There are several suffixes in Persian and Turkish used to form adjectives or otherwise expand the meaning of a base word in predictable ways. The most common of these, and their typical uses in rug terminology, are as follows.

-âbâd (Persian): forms names of inhabited places, settlements, cities, e.g. Meshkâbâd (from meshk , “musk”).

-dân (Persian): “container,” e.g. qâshoq-dân, “spoonbag.”

-i (Persian and Arabic): forms an attributive adjective and related nouns, “from/belonging to a place, tribe, etc.; characterized by,” e.g. Baluchi, “of the Baluch people,” aksi, “pictorial,” from aks “picture.”

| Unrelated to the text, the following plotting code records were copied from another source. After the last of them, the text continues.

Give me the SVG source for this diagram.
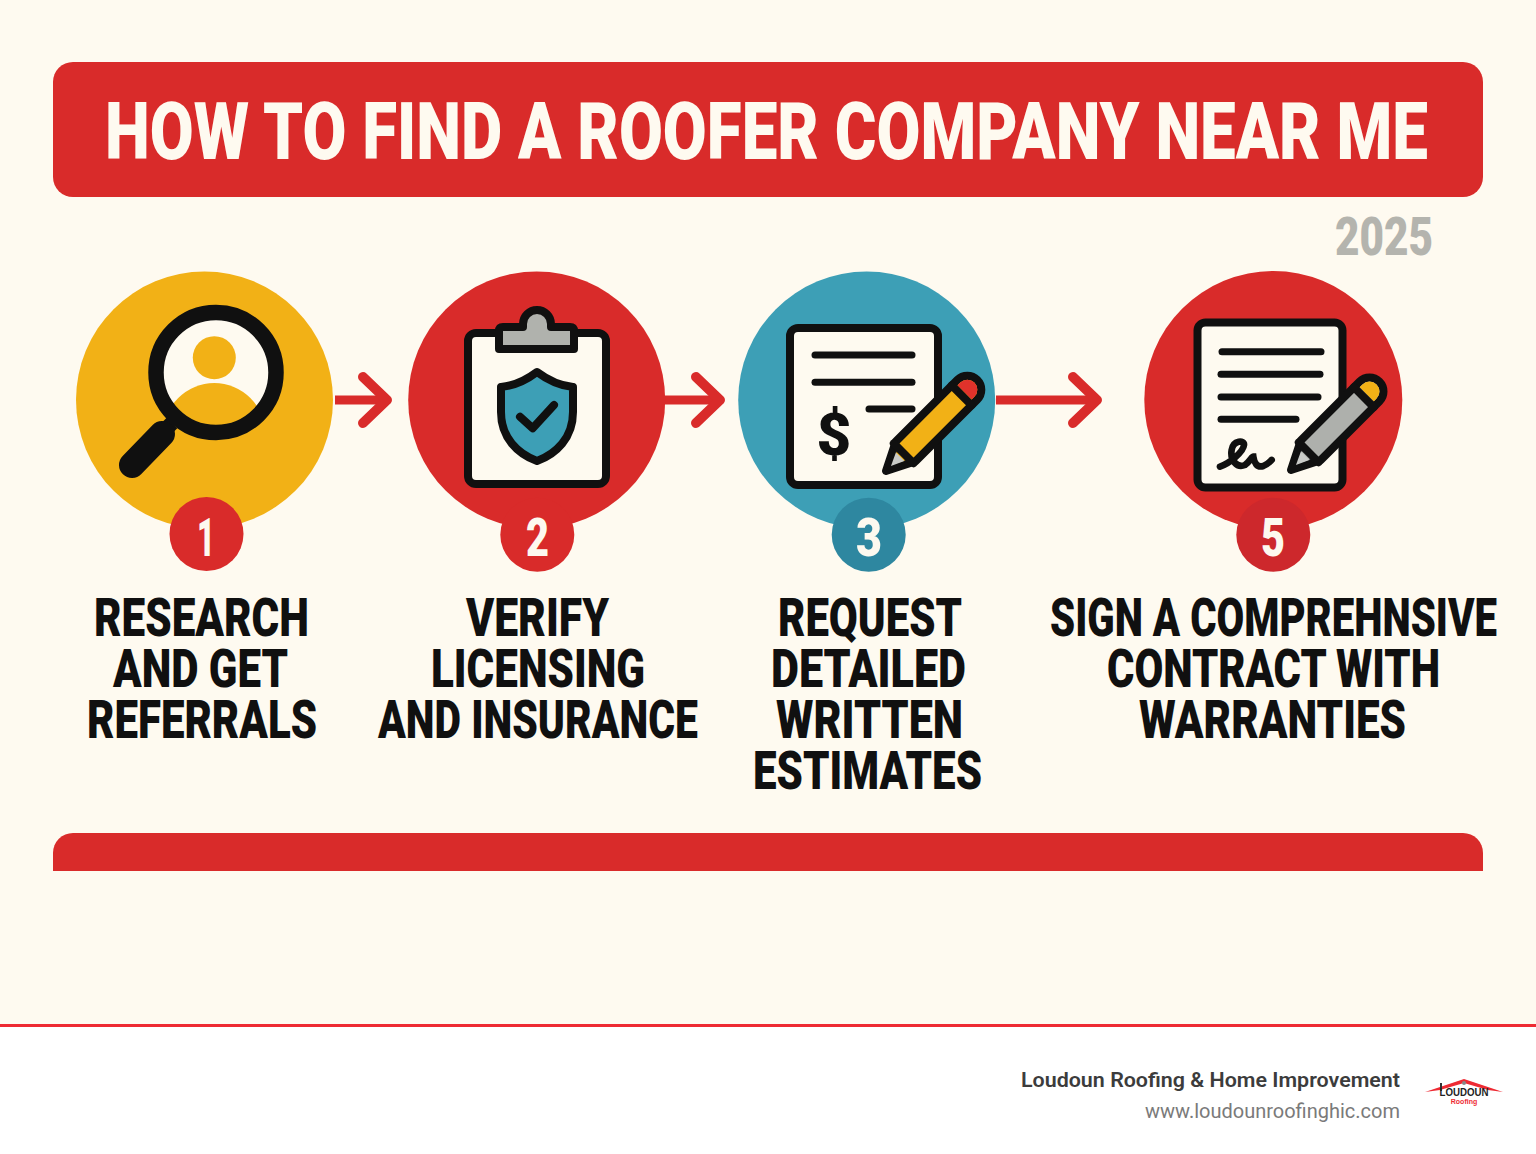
<svg xmlns="http://www.w3.org/2000/svg" width="1536" height="1154" viewBox="0 0 1536 1154">
<style>
.head{font-family:Roboto,"Liberation Sans",sans-serif;font-weight:900;fill:#101010;font-size:53px}
.num{font-family:Roboto,"Liberation Sans",sans-serif;font-weight:900;fill:#fdf9ef;font-size:53px}
.ink{stroke:#101010;stroke-width:8;stroke-linejoin:round;stroke-linecap:round}
.rule{stroke:#101010;stroke-width:7;stroke-linecap:round;fill:none}
.paper{fill:#fefaf0}
.conn{stroke:#d92b2a;stroke-width:9;fill:none;marker-end:url(#head)}
</style>
<defs>
<marker id="head" markerUnits="userSpaceOnUse" markerWidth="60" markerHeight="60" viewBox="-30 -30 60 60" refX="0" refY="0" orient="auto">
<path d="M-24,-23 L0,0 L-24,23" fill="none" stroke="#d92b2a" stroke-width="10" stroke-linecap="round" stroke-linejoin="round"/>
</marker>
<clipPath id="lens"><circle cx="216" cy="372.5" r="54"/></clipPath>
</defs>
<rect width="1536" height="1154" fill="#fefaf0"/>
<g id="title">
<rect x="53" y="62" width="1430" height="135" rx="20" fill="#d92b2a"/>
<text x="105" y="159" font-family="Roboto,'Liberation Sans',sans-serif" font-weight="900" font-size="80" fill="#fefaf0" textLength="1323" lengthAdjust="spacingAndGlyphs">HOW TO FIND A ROOFER COMPANY NEAR ME</text>
</g>
<text id="year" x="1335" y="255" font-family="Roboto,'Liberation Sans',sans-serif" font-weight="900" font-size="54" fill="#b4b4ae" textLength="98" lengthAdjust="spacingAndGlyphs">2025</text>
<g id="connectors">
<line class="conn" x1="335" y1="400" x2="387" y2="400"/>
<line class="conn" x1="664" y1="400" x2="720" y2="400"/>
<line class="conn" x1="996" y1="400" x2="1097" y2="400"/>
</g>
<g id="step1">
<circle cx="204.5" cy="400" r="128.5" fill="#f2b116"/>
<circle cx="216" cy="372.5" r="54" class="paper"/>
<g clip-path="url(#lens)" fill="#f2b116">
<circle cx="214.3" cy="357.7" r="21.5"/>
<circle cx="214.3" cy="434" r="51"/>
</g>
<circle cx="216" cy="372.5" r="60" fill="none" stroke="#101010" stroke-width="15.5"/>
<line x1="172" y1="423" x2="162" y2="433" stroke="#101010" stroke-width="15"/>
<line x1="162" y1="434" x2="132" y2="465" stroke="#101010" stroke-width="26" stroke-linecap="round"/>
<circle cx="206.5" cy="534" r="37" fill="#d92b2a"/>
<text class="num" x="197" y="556" textLength="18" lengthAdjust="spacingAndGlyphs">1</text>
<text class="head" x="94" y="636" textLength="215" lengthAdjust="spacingAndGlyphs">RESEARCH</text>
<text class="head" x="113" y="687" textLength="175" lengthAdjust="spacingAndGlyphs">AND GET</text>
<text class="head" x="87" y="738" textLength="230" lengthAdjust="spacingAndGlyphs">REFERRALS</text>
</g>
<g id="step2">
<circle cx="536.7" cy="400" r="128.5" fill="#d92b2a"/>
<rect x="468" y="333" width="138" height="151" rx="8" class="paper ink"/>
<path d="M499,331 Q499,327 503,327 H523 V324 A14,14 0 0 1 551,324 V327 H570 Q574,327 574,331 V349 H499 Z" fill="#b0b2ad" class="ink"/>
<path d="M537,372 C525,381 512,386 501,387 L501,412 C501,438 518,454 537,461 C556,454 573,438 573,412 L573,387 C562,386 549,381 537,372 Z" fill="#3d9fb6" class="ink"/>
<path d="M520,416.7 L532.7,428.3 L554,405" fill="none" class="ink"/>
<circle cx="537.3" cy="534.7" r="37" fill="#d92b2a"/>
<text class="num" x="526" y="556" textLength="23" lengthAdjust="spacingAndGlyphs">2</text>
<text class="head" x="466" y="636" textLength="143" lengthAdjust="spacingAndGlyphs">VERIFY</text>
<text class="head" x="431" y="687" textLength="214" lengthAdjust="spacingAndGlyphs">LICENSING</text>
<text class="head" x="378" y="738" textLength="320" lengthAdjust="spacingAndGlyphs">AND INSURANCE</text>
</g>
<g id="step3">
<circle cx="866.7" cy="400" r="128.5" fill="#3d9fb6"/>
<rect x="790" y="328" width="148" height="157" rx="8" class="paper ink"/>
<line class="rule" x1="815" y1="355" x2="912" y2="355"/>
<line class="rule" x1="815" y1="382.3" x2="912" y2="382.3"/>
<line class="rule" x1="869" y1="409" x2="912" y2="409"/>
<text x="834" y="455" text-anchor="middle" font-family="Roboto,'Liberation Sans',sans-serif" font-weight="900" font-size="60" fill="#101010">$</text>
<g transform="translate(886,471) rotate(-45)">
<path d="M0,0 L28,-14 H115 A14,14 0 0 1 115,14 H28 Z" fill="#f2b116" class="ink"/>
<path d="M111,-10 H115 A10,10 0 0 1 115,10 H111 Z" fill="#e0322b"/>
<line x1="107" y1="-14" x2="107" y2="14" class="ink"/>
<line x1="25" y1="-14" x2="25" y2="14" class="ink"/>
<path d="M7,0 L20,-6 V6 Z" fill="#c9cbc8"/>
</g>
<circle cx="868.7" cy="534.7" r="37" fill="#2e87a0"/>
<text class="num" x="856" y="556" textLength="26" lengthAdjust="spacingAndGlyphs">3</text>
<text class="head" x="778" y="636" textLength="184" lengthAdjust="spacingAndGlyphs">REQUEST</text>
<text class="head" x="771" y="687" textLength="195" lengthAdjust="spacingAndGlyphs">DETAILED</text>
<text class="head" x="776" y="738" textLength="187" lengthAdjust="spacingAndGlyphs">WRITTEN</text>
<text class="head" x="753" y="789" textLength="229" lengthAdjust="spacingAndGlyphs">ESTIMATES</text>
</g>
<g id="step5">
<circle cx="1273.3" cy="400" r="129" fill="#d92b2a"/>
<rect x="1197.5" y="322.5" width="145" height="165" rx="8" class="paper ink"/>
<line class="rule" x1="1222" y1="351.7" x2="1321" y2="351.7"/>
<line class="rule" x1="1221" y1="374.3" x2="1320" y2="374.3"/>
<line class="rule" x1="1221" y1="397" x2="1318" y2="397"/>
<line class="rule" x1="1221" y1="419.3" x2="1296" y2="419.3"/>
<path transform="translate(1130,260) scale(.3333)" d="M270,620 C300,610 340,575 342,555 C344,540 310,540 305,570 C300,600 320,625 345,615 C360,605 365,590 370,590 C372,605 380,625 400,618 C415,612 420,605 425,600" fill="none" stroke="#101010" stroke-width="20" stroke-linecap="round"/>
<g transform="translate(1291,470) rotate(-45)">
<path d="M0,0 L28,-14 H111 A14,14 0 0 1 111,14 H28 Z" fill="#aeb0ac" class="ink"/>
<path d="M107,-10 H111 A10,10 0 0 1 111,10 H107 Z" fill="#f2b116"/>
<line x1="103" y1="-14" x2="103" y2="14" class="ink"/>
<line x1="25" y1="-14" x2="25" y2="14" class="ink"/>
<path d="M7,0 L20,-6 V6 Z" fill="#c9cbc8"/>
</g>
<circle cx="1273.3" cy="534.7" r="37" fill="#cd282c"/>
<text class="num" x="1261" y="556" textLength="24" lengthAdjust="spacingAndGlyphs">5</text>
<text class="head" x="1050" y="636" textLength="447" lengthAdjust="spacingAndGlyphs">SIGN A COMPREHNSIVE</text>
<text class="head" x="1107" y="687" textLength="333" lengthAdjust="spacingAndGlyphs">CONTRACT WITH</text>
<text class="head" x="1139" y="738" textLength="267" lengthAdjust="spacingAndGlyphs">WARRANTIES</text>
</g>
<path id="band" d="M53,871 V853 A20,20 0 0 1 73,833 H1463 A20,20 0 0 1 1483,853 V871 Z" fill="#d92b2a"/>
<g id="footer">
<rect x="0" y="1025" width="1536" height="129" fill="#fff"/>
<rect x="0" y="1024" width="1536" height="3" fill="#ee2a33"/>
<text x="1400" y="1087" text-anchor="end" font-family="Roboto,'Liberation Sans',sans-serif" font-weight="600" font-size="21" fill="#3c3c3c" textLength="379" lengthAdjust="spacingAndGlyphs">Loudoun Roofing &amp; Home Improvement</text>
<text x="1400" y="1118" text-anchor="end" font-family="Roboto,'Liberation Sans',sans-serif" font-size="20" fill="#7a7a7a" textLength="255" lengthAdjust="spacingAndGlyphs">www.loudounroofinghic.com</text>
</g>
<g id="logo">
<path d="M1425,1092 L1464,1079 L1503,1092 L1488,1090 L1464,1083 L1440,1090 Z" fill="#ee2a33"/>
<rect x="1440" y="1083" width="2" height="8" fill="#333"/>
<circle cx="1464" cy="1083" r="2" fill="#888"/>
<text x="1464" y="1096" text-anchor="middle" font-family="'Liberation Sans',sans-serif" font-weight="700" font-size="10" fill="#222" textLength="49" lengthAdjust="spacingAndGlyphs">LOUDOUN</text>
<text x="1464" y="1104" text-anchor="middle" font-family="'Liberation Sans',sans-serif" font-weight="700" font-size="7" fill="#ee2a33">Roofing</text>
</g>
</svg>
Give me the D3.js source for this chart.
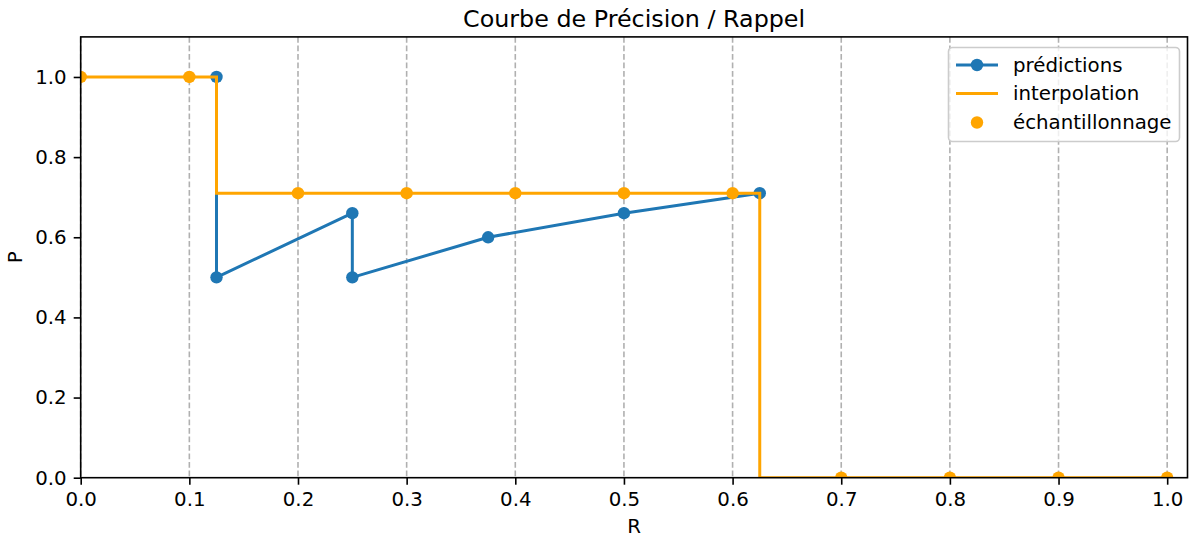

-li, -lu (Turk.): similar in function to -i, e.g. parmakli, “fingerlike, finger-shaped” (parmak, “finger”); Qaragözlü, tribal name (qara göz, “black eye”).

-lik, -luk, -lyk (Turk.): something made for, appropriate to, or containing the base referent, e.g. eyerlik, “saddle cloth” (eyer, “saddle”).

CHINESE PLACE NAMES.

Since about 1975 the so-called Pinyin system of romanization has been universally accepted for Chinese geographical names. Thus the older form “Peking” is written “Beijing,” which more closely approximates the sound of the Chinese word in the Mandarin dialect. This standard is adopted for Chinese place names in this lexicon, with cross-references to variant spellings. The only relevant conventions of Pinyin that do not approximate English usage are as follows.

x: like sh as in ship , e.g. Xinjiang (shin-jang).

zh: like j as in job , e.g. Guizhou (gway-joe).

The traditional spellings are retained for place names in East Turkestan, such as “Khotan,” since these are familiar in rug literature.